# START OF Source data

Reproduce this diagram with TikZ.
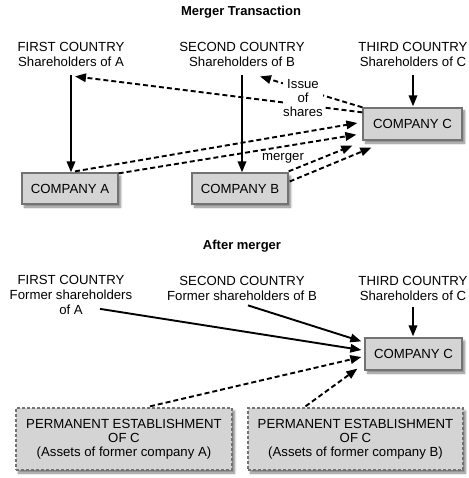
\documentclass[tikz,border=0pt]{standalone}
\usepackage{fontspec}
\setmainfont{Liberation Sans}
\usetikzlibrary{arrows.meta,shadows.blur}
\begin{document}
\begin{tikzpicture}[x=1pt,y=-1pt,
  lbl/.style={align=center,font=\fontsize{13.2}{15}\selectfont,inner sep=1pt},
  ttl/.style={font=\fontsize{13}{14}\selectfont\bfseries,inner sep=1pt},
  box/.style={draw=black!55,line width=1.3pt,fill=black!17,inner sep=0pt,
    align=center,font=\fontsize{13.2}{14}\selectfont,
    blur shadow={shadow xshift=2.5pt,shadow yshift=-3pt,shadow blur steps=8,shadow opacity=50}},
  cobox/.style={box,minimum width=96pt,minimum height=31pt},
  pebox/.style={box,dash pattern=on 3pt off 2pt,minimum height=62pt},
  flow/.style={line width=1.9pt,-{Triangle[length=11pt,width=8.5pt]}},
  dflow/.style={flow,dash pattern=on 5pt off 3pt},
]
\useasboundingbox (0,0) rectangle (468,478);

% ---------- merger transaction ----------
\node[ttl] (t1) at (241,12) {Merger Transaction};

\node[lbl] (sa) at (71,54)  {FIRST COUNTRY\\Shareholders of A};
\node[lbl] (sb) at (242,54) {SECOND COUNTRY\\Shareholders of B};
\node[lbl] (sc) at (413,54) {THIRD COUNTRY\\Shareholders of C};

\node[cobox] (ca) at (70,188.5)  {COMPANY A};
\node[cobox] (cb) at (240,188.5) {COMPANY B};
\node[cobox,minimum width=99pt,minimum height=32pt] (cc) at (412.5,124) {COMPANY C};

\draw[flow,shorten <=8pt] (sa.south) -- (sa.south |- ca.north);
\draw[flow,shorten <=8pt] (sb.south) -- (sb.south |- cb.north);
\draw[flow,shorten <=8pt,shorten >=1pt] (sc.south) -- (sc.south |- cc.north);

% shares issued by C
\draw[dflow] ([shift={(0,5)}]cc.north west) -- ([shift={(4,9)}]sa.south);
\draw[dflow] (cc.north west) -- ([shift={(18,9)}]sb.south);
\node[lbl,fill=white,inner sep=0.5pt,font=\fontsize{13.2}{14}\selectfont] (iss) at (303,98) {Issue\\of\\shares};

% merger of A and B into C
\draw[dflow] ([shift={(5,-1)}]ca.north) -- ([shift={(-5,-1)}]cc.west);
\draw[dflow] ([shift={(0,1)}]ca.north east) -- ([shift={(-6,-6)}]cc.south west);
\draw[dflow] ([shift={(0,-1)}]cb.north east) -- ([shift={(-10,5)}]cc.south west);
\draw[dflow] ([shift={(1,-7)}]cb.east) -- ([shift={(9,7)}]cc.south west);
\node[lbl] (mg) at (283,158) {merger};

% ---------- after merger ----------
\node[ttl] (t2) at (242,246) {After merger};

\node[lbl] (fa) at (71,295)  {FIRST COUNTRY\\Former shareholders\\of A};
\node[lbl] (fb) at (242,288) {SECOND COUNTRY\\Former shareholders of B};
\node[lbl] (fc) at (413,288) {THIRD COUNTRY\\Shareholders of C};

\node[cobox,minimum width=97pt,minimum height=32pt] (c2) at (413.5,354) {COMPANY C};

\node[pebox,minimum width=216pt] (pa) at (124,439)
  {PERMANENT ESTABLISHMENT\\OF C\\(Assets of former company A)};
\node[pebox,minimum width=215pt] (pb) at (355.5,439)
  {PERMANENT ESTABLISHMENT\\OF C\\(Assets of former company B)};

\draw[flow] ([shift={(29,-7)}]fa.south) -- ([shift={(-3,-4)}]c2.west);
\draw[flow] ([shift={(6,4)}]fb.south) -- ([shift={(-3,4)}]c2.north west);
\draw[flow,shorten <=6pt,shorten >=1pt] (fc.south) -- (fc.south |- c2.north);

\draw[dflow] ([shift={(26,-1)}]pa.north) -- ([shift={(-3,3)}]c2.west);
\draw[dflow] ([shift={(-50,-1)}]pb.north) -- ([shift={(-7,-2)}]c2.south west);
\end{tikzpicture}
\end{document}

# END OF Source data

### Short problem
Transcribe exactly, with no pictures, the lines running from the first line of the material through the line holding "(t1) at (241,12)".

### Full solution
Reproduce this diagram with TikZ.
\documentclass[tikz,border=0pt]{standalone}
\usepackage{fontspec}
\setmainfont{Liberation Sans}
\usetikzlibrary{arrows.meta,shadows.blur}
\begin{document}
\begin{tikzpicture}[x=1pt,y=-1pt,
  lbl/.style={align=center,font=\fontsize{13.2}{15}\selectfont,inner sep=1pt},
  ttl/.style={font=\fontsize{13}{14}\selectfont\bfseries,inner sep=1pt},
  box/.style={draw=black!55,line width=1.3pt,fill=black!17,inner sep=0pt,
    align=center,font=\fontsize{13.2}{14}\selectfont,
    blur shadow={shadow xshift=2.5pt,shadow yshift=-3pt,shadow blur steps=8,shadow opacity=50}},
  cobox/.style={box,minimum width=96pt,minimum height=31pt},
  pebox/.style={box,dash pattern=on 3pt off 2pt,minimum height=62pt},
  flow/.style={line width=1.9pt,-{Triangle[length=11pt,width=8.5pt]}},
  dflow/.style={flow,dash pattern=on 5pt off 3pt},
]
\useasboundingbox (0,0) rectangle (468,478);

% ---------- merger transaction ----------
\node[ttl] (t1) at (241,12) {Merger Transaction};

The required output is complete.